== PROBLEM DETAILS ==
Skip all pictures. Write out the data below from its first line through the line that contains "const FS = 13.5;".

== GIVEN INFORMATION ==
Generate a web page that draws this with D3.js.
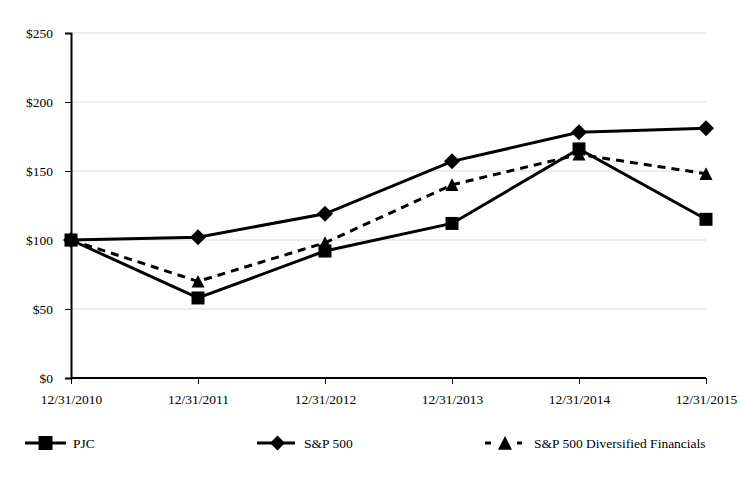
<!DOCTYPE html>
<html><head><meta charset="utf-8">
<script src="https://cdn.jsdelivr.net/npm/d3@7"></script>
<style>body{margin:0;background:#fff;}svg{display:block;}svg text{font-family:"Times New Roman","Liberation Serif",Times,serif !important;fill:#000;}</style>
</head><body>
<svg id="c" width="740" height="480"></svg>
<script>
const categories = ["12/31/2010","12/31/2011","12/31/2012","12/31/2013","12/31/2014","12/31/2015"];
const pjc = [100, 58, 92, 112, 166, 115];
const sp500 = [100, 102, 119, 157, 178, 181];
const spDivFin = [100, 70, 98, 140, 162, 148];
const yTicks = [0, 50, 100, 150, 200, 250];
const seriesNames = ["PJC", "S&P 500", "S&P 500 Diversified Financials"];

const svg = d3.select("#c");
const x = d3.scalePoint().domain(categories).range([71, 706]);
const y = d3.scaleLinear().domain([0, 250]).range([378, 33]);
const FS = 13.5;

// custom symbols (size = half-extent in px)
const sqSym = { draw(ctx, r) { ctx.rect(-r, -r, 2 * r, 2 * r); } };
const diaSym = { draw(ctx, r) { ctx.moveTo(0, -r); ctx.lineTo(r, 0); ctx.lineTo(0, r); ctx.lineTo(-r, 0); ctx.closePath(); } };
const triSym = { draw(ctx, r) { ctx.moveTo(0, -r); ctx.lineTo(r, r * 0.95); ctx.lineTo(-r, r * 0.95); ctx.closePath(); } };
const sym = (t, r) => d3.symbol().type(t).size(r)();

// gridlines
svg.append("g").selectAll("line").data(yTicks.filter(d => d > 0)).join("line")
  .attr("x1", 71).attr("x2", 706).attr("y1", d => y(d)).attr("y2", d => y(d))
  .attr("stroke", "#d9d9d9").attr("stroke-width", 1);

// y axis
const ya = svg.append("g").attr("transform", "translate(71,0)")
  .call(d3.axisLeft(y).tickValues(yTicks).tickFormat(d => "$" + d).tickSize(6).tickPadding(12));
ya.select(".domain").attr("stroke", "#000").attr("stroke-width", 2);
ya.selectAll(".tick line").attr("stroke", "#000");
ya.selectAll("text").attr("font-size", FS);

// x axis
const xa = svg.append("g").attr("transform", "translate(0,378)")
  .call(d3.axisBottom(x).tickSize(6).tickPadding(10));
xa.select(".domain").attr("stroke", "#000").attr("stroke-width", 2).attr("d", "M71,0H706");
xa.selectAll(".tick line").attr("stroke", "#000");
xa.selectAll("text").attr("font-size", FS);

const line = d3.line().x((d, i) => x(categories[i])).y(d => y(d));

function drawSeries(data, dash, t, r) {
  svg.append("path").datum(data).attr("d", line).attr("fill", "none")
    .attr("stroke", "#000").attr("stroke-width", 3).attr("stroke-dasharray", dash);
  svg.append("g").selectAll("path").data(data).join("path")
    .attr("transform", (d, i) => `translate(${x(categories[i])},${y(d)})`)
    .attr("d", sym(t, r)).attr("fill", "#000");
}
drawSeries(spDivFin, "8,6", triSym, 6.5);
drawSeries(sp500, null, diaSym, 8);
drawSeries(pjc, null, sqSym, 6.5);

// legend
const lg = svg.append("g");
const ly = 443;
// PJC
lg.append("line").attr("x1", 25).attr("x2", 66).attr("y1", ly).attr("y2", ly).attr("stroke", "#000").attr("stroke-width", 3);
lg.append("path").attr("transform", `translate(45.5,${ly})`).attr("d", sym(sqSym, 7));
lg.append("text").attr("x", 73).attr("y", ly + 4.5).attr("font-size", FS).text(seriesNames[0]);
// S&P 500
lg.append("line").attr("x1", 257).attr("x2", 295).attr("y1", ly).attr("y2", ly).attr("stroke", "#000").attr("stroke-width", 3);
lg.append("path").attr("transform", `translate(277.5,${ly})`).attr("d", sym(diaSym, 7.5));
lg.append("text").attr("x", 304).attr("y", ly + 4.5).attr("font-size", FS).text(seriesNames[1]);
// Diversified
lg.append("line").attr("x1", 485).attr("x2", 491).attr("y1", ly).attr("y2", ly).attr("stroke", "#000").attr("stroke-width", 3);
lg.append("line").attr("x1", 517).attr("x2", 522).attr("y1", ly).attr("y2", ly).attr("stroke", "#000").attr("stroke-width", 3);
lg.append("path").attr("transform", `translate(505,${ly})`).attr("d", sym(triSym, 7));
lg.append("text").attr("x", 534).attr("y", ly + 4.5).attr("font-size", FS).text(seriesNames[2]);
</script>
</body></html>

== EXERCISE RESULT ==
Generate a web page that draws this with D3.js.
<!DOCTYPE html>
<html><head><meta charset="utf-8">
<script src="https://cdn.jsdelivr.net/npm/d3@7"></script>
<style>body{margin:0;background:#fff;}svg{display:block;}svg text{font-family:"Times New Roman","Liberation Serif",Times,serif !important;fill:#000;}</style>
</head><body>
<svg id="c" width="740" height="480"></svg>
<script>
const categories = ["12/31/2010","12/31/2011","12/31/2012","12/31/2013","12/31/2014","12/31/2015"];
const pjc = [100, 58, 92, 112, 166, 115];
const sp500 = [100, 102, 119, 157, 178, 181];
const spDivFin = [100, 70, 98, 140, 162, 148];
const yTicks = [0, 50, 100, 150, 200, 250];
const seriesNames = ["PJC", "S&P 500", "S&P 500 Diversified Financials"];

const svg = d3.select("#c");
const x = d3.scalePoint().domain(categories).range([71, 706]);
const y = d3.scaleLinear().domain([0, 250]).range([378, 33]);
const FS = 13.5;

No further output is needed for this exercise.